Alexander Riazantsev | |
Country: | Russia |
Birth Date: | 12 September 1985 |
Birth Place: | Moscow, Russian SFSR, Soviet Union (now Russia) |
Grandmaster (2001) | |
Peakrating: | 2720 (July 2012) |
Peakranking: | No. 27 (July 2012) |
Fideid: | 4125029 |
Alexander Riazantsev (Russian: Александр Рязанцев; born 12 September 1985) is a Russian chess grandmaster. In 2016, he won the Russian Chess Championship[1] [2] and the European Rapid Chess Championship.[3] He is one of the coaches of the Russian women's national chess team.
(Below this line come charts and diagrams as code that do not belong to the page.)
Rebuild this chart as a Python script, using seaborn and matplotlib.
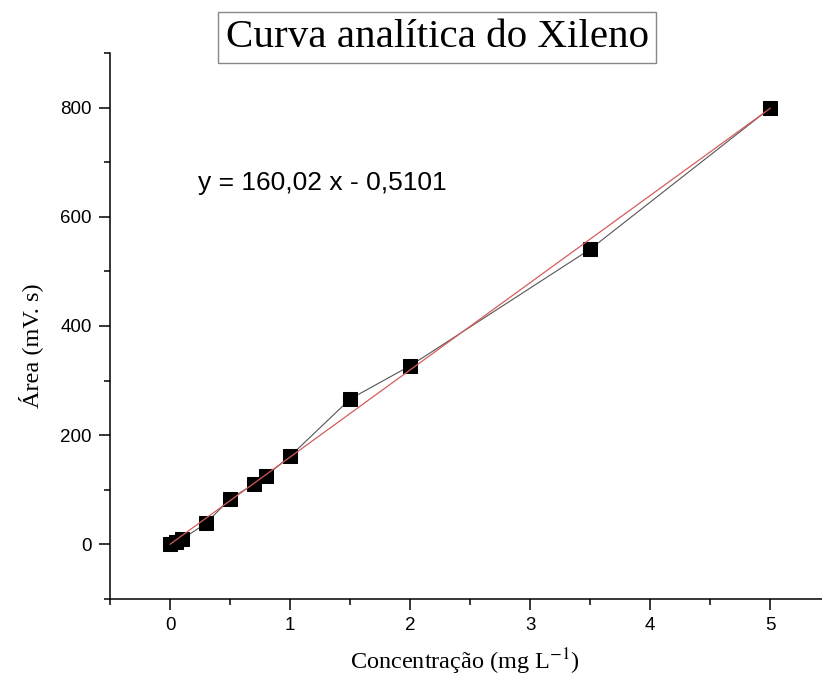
import numpy as np
import pandas as pd
import matplotlib
matplotlib.use("Agg")
import matplotlib.pyplot as plt
from matplotlib.ticker import MultipleLocator
import seaborn as sns

# Calibration data for xylene
concentracao = [0.0, 0.05, 0.1, 0.3, 0.5, 0.7, 0.8, 1.0, 1.5, 2.0, 3.5, 5.0]
area = [0.5, 4.5, 9.0, 38.0, 83.0, 110.0, 125.0, 161.0, 266.0, 327.0, 541.0, 800.0]

# Linear fit reported on the chart
slope = 160.02
intercept = -0.5101
fit_x = [0.0, 5.0]

sns.set_style("ticks", {"axes.edgecolor": "black", "xtick.color": "black",
                        "ytick.color": "black", "text.color": "black"})
plt.rcParams["font.family"] = ["Liberation Sans", "DejaVu Sans"]
plt.rcParams["mathtext.fontset"] = "stix"

fig = plt.figure(figsize=(8.22, 6.82), dpi=100)
ax = fig.add_axes([0.1338, 0.1224, 0.8662, 0.7992])

df = pd.DataFrame({"x": concentracao, "y": area})
fit_df = pd.DataFrame({"x": fit_x, "y": [slope * v + intercept for v in fit_x]})

sns.lineplot(data=df, x="x", y="y", ax=ax, color="#555555", lw=0.8,
             marker="s", markersize=9.5, markerfacecolor="black",
             markeredgecolor="black", zorder=3)
sns.lineplot(data=fit_df, x="x", y="y", ax=ax, color="#d65c5c", lw=0.9, zorder=4)

ax.set_xlim(-0.5, 5.43)
ax.set_ylim(-100, 900)
ax.xaxis.set_major_locator(MultipleLocator(1))
ax.xaxis.set_minor_locator(MultipleLocator(0.5))
ax.yaxis.set_major_locator(MultipleLocator(200))
ax.yaxis.set_minor_locator(MultipleLocator(100))
ax.tick_params(which="major", length=8, width=1.1, labelsize=13.5, pad=5,
               direction="out", colors="black")
ax.tick_params(which="minor", length=4.5, width=1.1, direction="out", colors="black")
for s in ("left", "bottom"):
    ax.spines[s].set_linewidth(1.1)
    ax.spines[s].set_color("black")
sns.despine(ax=ax)

ax.set_xlabel("")
ax.set_ylabel("")

serif = ["Liberation Serif", "DejaVu Serif"]
fig.text(0.566, 0.029, "Concentração (mg L$^{-1}$)", family=serif, fontsize=17.5,
         ha="center", va="center", color="black")
fig.text(0.037, 0.493, "Área (mV. s)", family=serif, fontsize=17.5,
         rotation=90, ha="center", va="center", color="black")

fig.text(0.532, 0.945, "Curva analítica do Xileno", family=serif, fontsize=29.5,
         ha="center", va="center", color="black",
         bbox=dict(boxstyle="square,pad=0.18", facecolor="white",
                   edgecolor="#888888", linewidth=1.0))

ax.text(0.235, 662, "y = 160,02 x - 0,5101", fontsize=19, ha="left", va="center",
        color="black")

fig.savefig("out.png", dpi=100)
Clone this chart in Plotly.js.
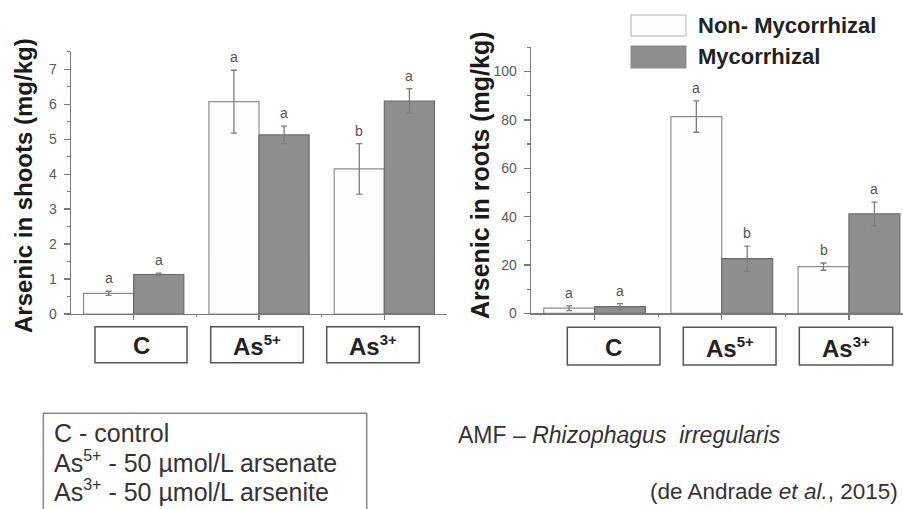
<!DOCTYPE html>
<html>
<head>
<meta charset="utf-8">
<script src="https://cdn.plot.ly/plotly-3.0.1.min.js"></script>
<style>
  html, body { margin: 0; padding: 0; background: #ffffff; }
  #chart { width: 903px; height: 509px; }
</style>
</head>
<body>
<div id="chart"></div>
<script>
// Treatments and series
const categories = ['C', 'As<sup>5+</sup>', 'As<sup>3+</sup>'];
const seriesNames = ['Non- Mycorrhizal', 'Mycorrhizal'];

// Arsenic in shoots (mg/kg): mean and standard error
const shootsNon = [0.59, 6.07, 4.15];
const shootsNonErr = [0.06, 0.90, 0.72];
const shootsMyc = [1.13, 5.12, 6.09];
const shootsMycErr = [0.04, 0.25, 0.35];
const shootsNonLetters = ['a', 'a', 'b'];
const shootsMycLetters = ['a', 'a', 'a'];

// Arsenic in roots (mg/kg): mean and standard error
const rootsNon = [2.1, 81.4, 19.3];
const rootsNonErr = [1.0, 6.5, 1.5];
const rootsMyc = [2.8, 22.6, 41.1];
const rootsMycErr = [1.2, 5.2, 4.9];
const rootsNonLetters = ['a', 'a', 'b'];
const rootsMycLetters = ['a', 'b', 'a'];

// Footnotes
const treatmentNotes = [
  'C - control',
  'As<sup>5+</sup> - 50 \u00b5mol/L arsenate',
  'As<sup>3+</sup> - 50 \u00b5mol/L arsenite'
];
const fungusNote = 'AMF \u2013 <i>Rhizophagus  irregularis</i>';
const sourceNote = '(de Andrade <i>et al.</i>, 2015)';

// ---- layout helpers (pixel -> paper) ----
const W = 903, H = 509;
const px = v => v / W;
const py = v => 1 - v / H;

// shrink superscripts so they sit tight against the symbol
const smallSup = (s, size) =>
  s.replace(/<sup>(.*?)<\/sup>/g, '<sup><span style="font-size:' + size + 'px">$1</span></sup>');

const NON_FILL = '#fdfdfb', NON_LINE = '#8f8f8f';
const MYC_FILL = '#8e8e8e', MYC_LINE = '#6a6a6a';
const AXIS = '#7a7a7a';
const BARGAP = 0.2;
const OFFSET = (1 - BARGAP) / 4;   // centre of each bar within its group
const xpos = categories.map((_, i) => i);

function barTrace(vals, errs, name, fill, line, xa, ya) {
  return {
    type: 'bar', x: xpos, y: vals, name: name,
    xaxis: xa, yaxis: ya,
    marker: { color: fill, line: { color: line, width: 1.2 } },
    error_y: { type: 'data', array: errs, visible: true, color: '#7d7d7d', thickness: 1.3, width: 3 },
    hoverinfo: 'y'
  };
}

const data = [
  barTrace(shootsNon, shootsNonErr, seriesNames[0], NON_FILL, NON_LINE, 'x', 'y'),
  barTrace(shootsMyc, shootsMycErr, seriesNames[1], MYC_FILL, MYC_LINE, 'x', 'y'),
  barTrace(rootsNon, rootsNonErr, seriesNames[0], NON_FILL, NON_LINE, 'x2', 'y2'),
  barTrace(rootsMyc, rootsMycErr, seriesNames[1], MYC_FILL, MYC_LINE, 'x2', 'y2')
];

const annotations = [];
const shapes = [];
const FONT = 'Liberation Sans, Arial, sans-serif';

// significance letters above the error bars
function letters(vals, errs, labels, dx, xr, yr) {
  labels.forEach((t, i) => {
    annotations.push({
      xref: xr, yref: yr, x: i + dx, y: vals[i] + errs[i],
      text: t, showarrow: false, yanchor: 'bottom', yshift: 3,
      font: { family: FONT, size: 14, color: '#555' }
    });
  });
}
letters(shootsNon, shootsNonErr, shootsNonLetters, -OFFSET, 'x', 'y');
letters(shootsMyc, shootsMycErr, shootsMycLetters, OFFSET, 'x', 'y');
letters(rootsNon, rootsNonErr, rootsNonLetters, -OFFSET, 'x2', 'y2');
letters(rootsMyc, rootsMycErr, rootsMycLetters, OFFSET, 'x2', 'y2');

// boxed treatment labels under each panel
const leftBoxes = [[95, 187], [210.7, 303.3], [326.7, 419.3]];
const rightBoxes = [[567.3, 660], [683.3, 776], [799.3, 892.7]];
function boxes(list, y0, y1) {
  list.forEach((b, i) => {
    shapes.push({
      type: 'rect', xref: 'paper', yref: 'paper',
      x0: px(b[0]), x1: px(b[1]), y0: py(y1), y1: py(y0),
      line: { color: '#555', width: 1.5 }, fillcolor: 'rgba(0,0,0,0)'
    });
    annotations.push({
      xref: 'paper', yref: 'paper', x: px((b[0] + b[1]) / 2), y: py((y0 + y1) / 2 + 1),
      text: '<b>' + smallSup(categories[i], 15) + '</b>', showarrow: false,
      xanchor: 'center', yanchor: 'middle',
      font: { family: FONT, size: 24, color: '#222' }
    });
  });
}
boxes(leftBoxes, 326.7, 362.7);
boxes(rightBoxes, 327.3, 365);

// axis titles
annotations.push({
  xref: 'paper', yref: 'paper', x: px(23), y: py(186),
  text: '<b>Arsenic in shoots (mg/kg)</b>', textangle: -90, showarrow: false,
  xanchor: 'center', yanchor: 'middle', font: { family: FONT, size: 24, color: '#1a1a1a' }
});
annotations.push({
  xref: 'paper', yref: 'paper', x: px(480), y: py(175),
  text: '<b>Arsenic in roots (mg/kg)</b>', textangle: -90, showarrow: false,
  xanchor: 'center', yanchor: 'middle', font: { family: FONT, size: 25, color: '#1a1a1a' }
});

// legend drawn as swatches + labels
const legendRows = [
  { y0: 15, y1: 36, fill: NON_FILL, line: '#b0b0b0' },
  { y0: 46, y1: 68, fill: MYC_FILL, line: '#8a8a8a' }
];
legendRows.forEach((r, i) => {
  shapes.push({
    type: 'rect', xref: 'paper', yref: 'paper',
    x0: px(631), x1: px(686), y0: py(r.y1), y1: py(r.y0),
    line: { color: r.line, width: 1 }, fillcolor: r.fill
  });
  annotations.push({
    xref: 'paper', yref: 'paper', x: px(696), y: py((r.y0 + r.y1) / 2),
    text: '<b>' + seriesNames[i] + '</b>', showarrow: false,
    xanchor: 'left', yanchor: 'middle',
    font: { family: FONT, size: 22, color: '#222' }
  });
});

// footnote box
shapes.push({
  type: 'rect', xref: 'paper', yref: 'paper',
  x0: px(43.3), x1: px(366.7), y0: py(520), y1: py(413.3),
  line: { color: '#888', width: 1.5 }, fillcolor: 'rgba(0,0,0,0)'
});
[432.7, 461.7, 491].forEach((yc, i) => {
  annotations.push({
    xref: 'paper', yref: 'paper', x: px(52), y: py(yc),
    text: smallSup(treatmentNotes[i], 16), showarrow: false,
    xanchor: 'left', yanchor: 'middle',
    font: { family: FONT, size: 25, color: '#333' }
  });
});
annotations.push({
  xref: 'paper', yref: 'paper', x: px(456), y: py(435),
  text: fungusNote, showarrow: false, xanchor: 'left', yanchor: 'middle',
  font: { family: FONT, size: 23, color: '#333' }
});
annotations.push({
  xref: 'paper', yref: 'paper', x: px(900), y: py(491.7),
  text: sourceNote, showarrow: false, xanchor: 'right', yanchor: 'middle',
  font: { family: FONT, size: 22.5, color: '#333' }
});

function xAxis(domain, range, anchor) {
  return {
    domain: domain, range: range, anchor: anchor,
    tickmode: 'array', tickvals: xpos, showticklabels: false,
    ticks: 'outside', ticklen: 5, tickwidth: 1.2, tickcolor: AXIS,
    minor: { tickmode: 'array', tickvals: [0.5, 1.5], ticks: 'outside', ticklen: 2, tickcolor: AXIS },
    showline: true, linecolor: AXIS, linewidth: 1.3,
    showgrid: false, zeroline: false, fixedrange: true
  };
}
function yAxis(domain, range, dtick, anchor) {
  return {
    domain: domain, range: range, anchor: anchor,
    tick0: 0, dtick: dtick,
    ticks: 'outside', ticklen: 6, tickwidth: 1.2, tickcolor: AXIS,
    minor: { dtick: dtick / 2, ticks: 'outside', ticklen: 3, tickcolor: AXIS },
    showline: true, linecolor: AXIS, linewidth: 1.3,
    showgrid: false, zeroline: false, ticklabelstandoff: 4,
    tickfont: { family: FONT, size: 14, color: '#5a5a5a' },
    fixedrange: true
  };
}

const layout = {
  width: W, height: H,
  margin: { l: 0, r: 0, t: 0, b: 0 },
  paper_bgcolor: '#ffffff', plot_bgcolor: 'rgba(0,0,0,0)',
  barmode: 'group', bargap: BARGAP, bargroupgap: 0,
  showlegend: false,
  xaxis: xAxis([px(71), px(447)], [-0.5, 2.5], 'y'),
  yaxis: yAxis([py(314), py(51.7)], [0, 7.5], 1, 'x'),
  xaxis2: xAxis([px(531), 1], [-0.5, 2.425], 'y2'),
  yaxis2: yAxis([py(313.3), py(47.4)], [0, 110], 20, 'x2'),
  annotations: annotations,
  shapes: shapes
};

Plotly.newPlot('chart', data, layout, { displayModeBar: false, staticPlot: true });
</script>
</body>
</html>
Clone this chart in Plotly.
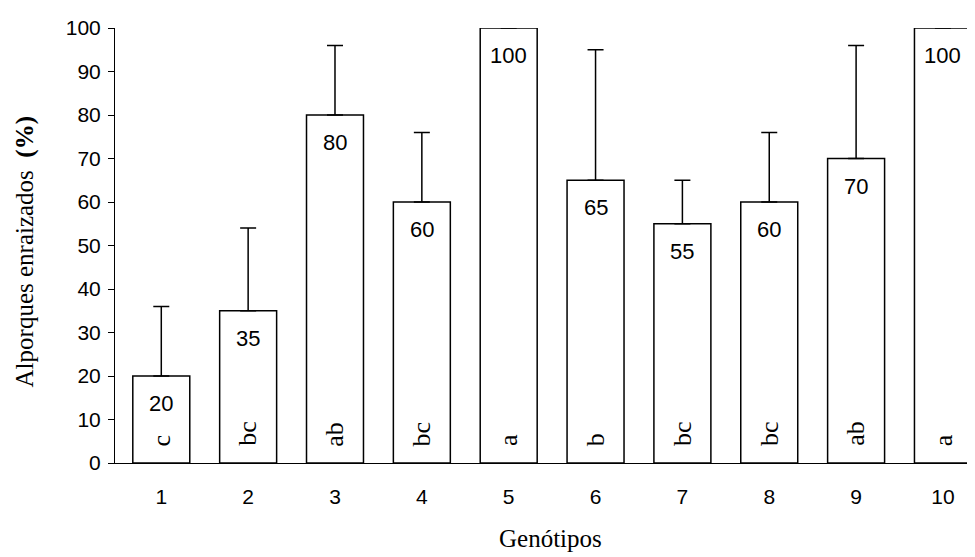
import plotly.graph_objects as go

genotipos = [1, 2, 3, 4, 5, 6, 7, 8, 9, 10]
tick_labels = ["1", "2", "3", "4", "5", "6", "7", "8", "9", "10"]
enraizados = [20, 35, 80, 60, 100, 65, 55, 60, 70, 100]
erro = [16, 19, 16, 16, 0, 30, 10, 16, 26, 0]
letras = ["c", "bc", "ab", "bc", "a", "b", "bc", "bc", "ab", "a"]

W, H = 975, 557
OFF = 8  # default page body margin of the written html
# desired plot area in screen pixels: left 115, top 24, right 975, bottom 463
ML, MT = 115 - OFF, 24 - OFF
MR = W - (975 - OFF)
MB = H - (463 - OFF)
PW, PH = W - ML - MR, H - MT - MB


def px_to_paper(x, y):
    # x, y in screen pixels
    return (x - OFF - ML) / PW, 1 - (y - OFF - MT) / PH


fig = go.Figure()
fig.add_trace(go.Bar(
    x=genotipos, y=enraizados, width=0.656,
    marker=dict(color="white", line=dict(color="black", width=1.5)),
    error_y=dict(type="data", symmetric=False, array=erro,
                 arrayminus=[0] * len(erro), color="black",
                 thickness=1.5, width=8),
    showlegend=False, hoverinfo="skip",
))

ann = []
for g, v, l in zip(genotipos, enraizados, letras):
    ann.append(dict(x=g, y=v, xref="x", yref="y", text=str(v), showarrow=False,
                    yanchor="top", yshift=-13,
                    font=dict(family="Liberation Sans, Arial", size=22, color="black")))
    ann.append(dict(x=g, y=3.4, xref="x", yref="y", text=l, showarrow=False,
                    textangle=-90, yanchor="bottom", xanchor="center",
                    font=dict(family="Liberation Serif, Times New Roman", size=26, color="black")))

gx, gy = px_to_paper(550, 539)
ann.append(dict(x=gx, y=gy, xref="paper", yref="paper", text="Genótipos",
                showarrow=False, xanchor="center", yanchor="middle",
                font=dict(family="Liberation Serif, Times New Roman", size=25, color="black")))
tx, ty = px_to_paper(24.5, 250)
ann.append(dict(x=tx, y=ty, xref="paper", yref="paper",
                text="Alporques enraizados  <b>(%)</b>", textangle=-90,
                showarrow=False, xanchor="center", yanchor="middle",
                font=dict(family="Liberation Serif, Times New Roman", size=25, color="black")))

fig.update_layout(
    width=W, height=H,
    margin=dict(l=ML, r=MR, t=MT, b=MB),
    plot_bgcolor="white", paper_bgcolor="white",
    annotations=ann,
    xaxis=dict(range=[0.467, 10.369], tickmode="array", tickvals=genotipos,
               ticktext=tick_labels, showline=True, linecolor="black", linewidth=1,
               ticks="", showgrid=False, zeroline=False, ticklabelstandoff=15,
               tickfont=dict(family="Liberation Sans, Arial", size=21, color="black")),
    yaxis=dict(range=[0, 100], tickmode="array", tickvals=list(range(0, 101, 10)),
               showline=True, linecolor="black", linewidth=1, ticks="outside",
               ticklen=6, tickcolor="black", showgrid=False, zeroline=False,
               ticklabelstandoff=3,
               tickfont=dict(family="Liberation Sans, Arial", size=21, color="black")),
)

fig.write_html("out.html")
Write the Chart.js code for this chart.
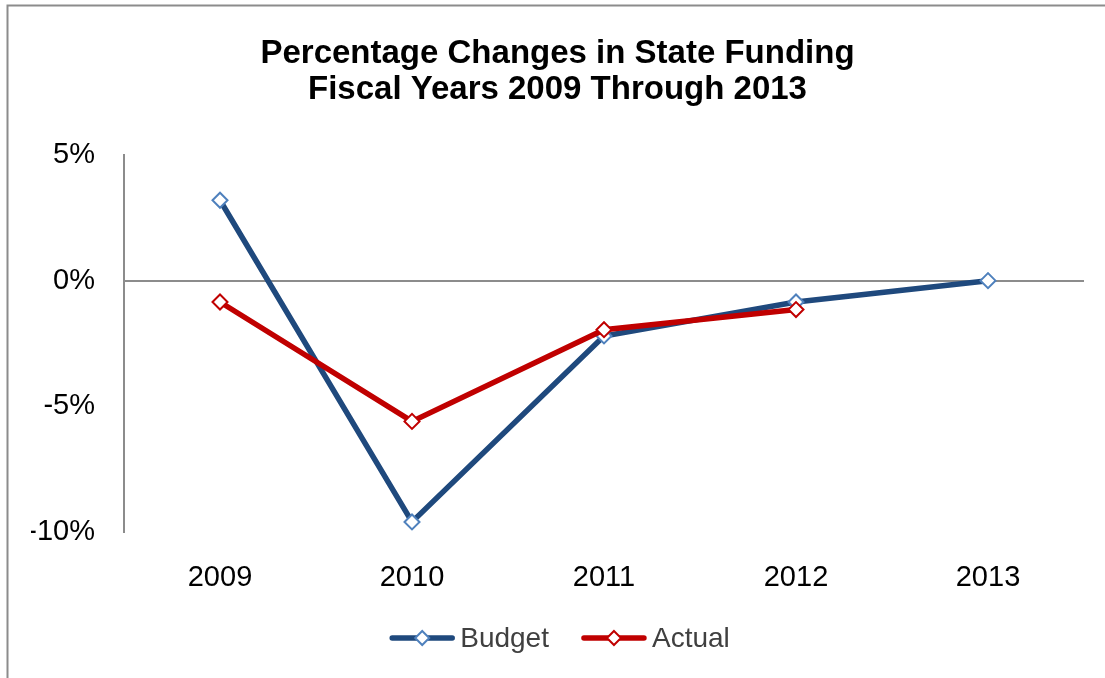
<!DOCTYPE html>
<html>
<head>
<meta charset="utf-8">
<script src="https://cdn.jsdelivr.net/npm/chart.js@4/dist/chart.umd.min.js"></script>
<style>
  html, body { margin: 0; padding: 0; background: #fff; }
  #wrap { position: relative; width: 1105px; height: 678px; }
</style>
</head>
<body>
<div id="wrap"><canvas id="c" width="1105" height="678"></canvas></div>
<script>
const categories = ['2009', '2010', '2011', '2012', '2013'];
const budgetValues = [3.2, -9.6, -2.2, -0.85, 0];
const actualValues = [-0.85, -5.6, -1.95, -1.15, null];
const yTicks = [5, 0, -5, -10];
const titleLines = ['Percentage Changes in State Funding', 'Fiscal Years 2009 Through 2013'];
const seriesNames = ['Budget', 'Actual'];

const BUDGET_LINE = '#1F497D';
const BUDGET_MARK = '#4F81BD';
const ACTUAL_LINE = '#C00000';

const framePlugin = {
  id: 'frame',
  beforeDraw(chart) {
    const ctx = chart.ctx;
    ctx.save();
    ctx.fillStyle = '#fff';
    ctx.fillRect(0, 0, chart.width, chart.height);
    ctx.strokeStyle = '#8c8c8c';
    ctx.lineWidth = 2;
    ctx.strokeRect(7.5, 5.5, 1200, 800);
    ctx.restore();
  }
};

// Legend: line with diamond marker, then the series name (text as real text)
const legendPlugin = {
  id: 'lineLegend',
  afterDraw(chart) {
    const ctx = chart.ctx;
    const items = chart.data.datasets.map(ds => ({
      text: ds.label, line: ds.borderColor, mark: ds.pointBorderColor
    }));
    ctx.save();
    ctx.font = '28px "Liberation Sans"';
    const lineW = 64, gap = 6, spacing = 33;
    const widths = items.map(it => lineW + gap + ctx.measureText(it.text).width);
    const total = widths.reduce((a, b) => a + b, 0) + spacing * (items.length - 1);
    const cx = 560, cy = 638;
    let x = cx - total / 2;
    items.forEach((it, i) => {
      ctx.strokeStyle = it.line; ctx.lineWidth = 5.5; ctx.lineCap = 'round';
      ctx.beginPath(); ctx.moveTo(x + 2, cy); ctx.lineTo(x + lineW - 2, cy); ctx.stroke();
      const mx = x + lineW / 2;
      ctx.fillStyle = '#fff'; ctx.strokeStyle = it.mark; ctx.lineWidth = 2; ctx.lineCap = 'butt';
      ctx.beginPath(); ctx.moveTo(mx, cy - 7); ctx.lineTo(mx + 7, cy); ctx.lineTo(mx, cy + 7); ctx.lineTo(mx - 7, cy); ctx.closePath();
      ctx.fill(); ctx.stroke();
      ctx.fillStyle = '#404040'; ctx.textBaseline = 'middle'; ctx.textAlign = 'left';
      ctx.fillText(it.text, x + lineW + gap, cy + 1);
      x += widths[i] + spacing;
    });
    ctx.restore();
  }
};

const PAD_LEFT = 31;

new Chart(document.getElementById('c'), {
  type: 'line',
  data: {
    labels: categories,
    datasets: [
      {
        label: seriesNames[0],
        data: budgetValues,
        borderColor: BUDGET_LINE,
        borderWidth: 5.5,
        pointStyle: 'rectRot',
        pointRadius: 7.5,
        pointBorderWidth: 2,
        pointBorderColor: BUDGET_MARK,
        pointBackgroundColor: '#fff',
        tension: 0,
        order: 1
      },
      {
        label: seriesNames[1],
        data: actualValues,
        borderColor: ACTUAL_LINE,
        borderWidth: 5.5,
        pointStyle: 'rectRot',
        pointRadius: 7.5,
        pointBorderWidth: 2,
        pointBorderColor: ACTUAL_LINE,
        pointBackgroundColor: '#fff',
        tension: 0,
        spanGaps: false,
        order: 0
      }
    ]
  },
  options: {
    responsive: false,
    animation: false,
    devicePixelRatio: 1,
    layout: { padding: { left: PAD_LEFT, right: 21, top: 0, bottom: 76 } },
    plugins: {
      tooltip: { enabled: false },
      legend: { display: false },
      title: {
        display: true,
        text: titleLines,
        color: '#000',
        font: { family: 'Liberation Sans', size: 33, weight: 'bold', lineHeight: 36 / 33 },
        padding: { top: 36, bottom: 47 }
      }
    },
    scales: {
      x: {
        grid: { display: false, drawTicks: false },
        border: { display: false },
        offset: true,
        afterFit(scale) { scale.height = 70; },
        ticks: { color: '#000', font: { family: 'Liberation Sans', size: 29 }, padding: 29 }
      },
      y: {
        min: -10,
        max: 5,
        afterFit(scale) { scale.width = 124 - PAD_LEFT; },
        afterBuildTicks(scale) { scale.ticks = yTicks.map(v => ({ value: v })); },
        grid: {
          drawTicks: false,
          color: ctx => (ctx.tick && ctx.tick.value === 0) ? '#8c8c8c' : 'rgba(0,0,0,0)',
          lineWidth: 2
        },
        border: { display: true, color: '#8c8c8c', width: 2 },
        ticks: {
          color: '#000',
          font: { family: 'Liberation Sans', size: 29 },
          padding: 29,
          callback: v => v + '%'
        }
      }
    }
  },
  plugins: [framePlugin, legendPlugin]
});
</script>
</body>
</html>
Riazantsev won the World Youth Chess Championship in the U12 section in 1997, and the European Youth Chess Championship in the U14 division in 1998. In 2005, he won the Stork Young Masters tournament in Hengelo on tiebreak from Andrey Zhigalko, Vladimir Belov and David Baramidze.[4] The following year, he came first in the Moscow championship.[5] In 2010, Riazantsev tied for 1st–7th places with Vitali Golod, Nadezhda Kosintseva, Leonid Kritz, Sébastien Feller, Christian Bauer, Sébastien Mazé in the Master Open at the 43rd Biel Chess Festival, winning the event on tie-break score.[6]
He competed in the FIDE World Cup in 2011 and 2013.
In September 2011, Riazantsev was appointed Russian national team coach.[7]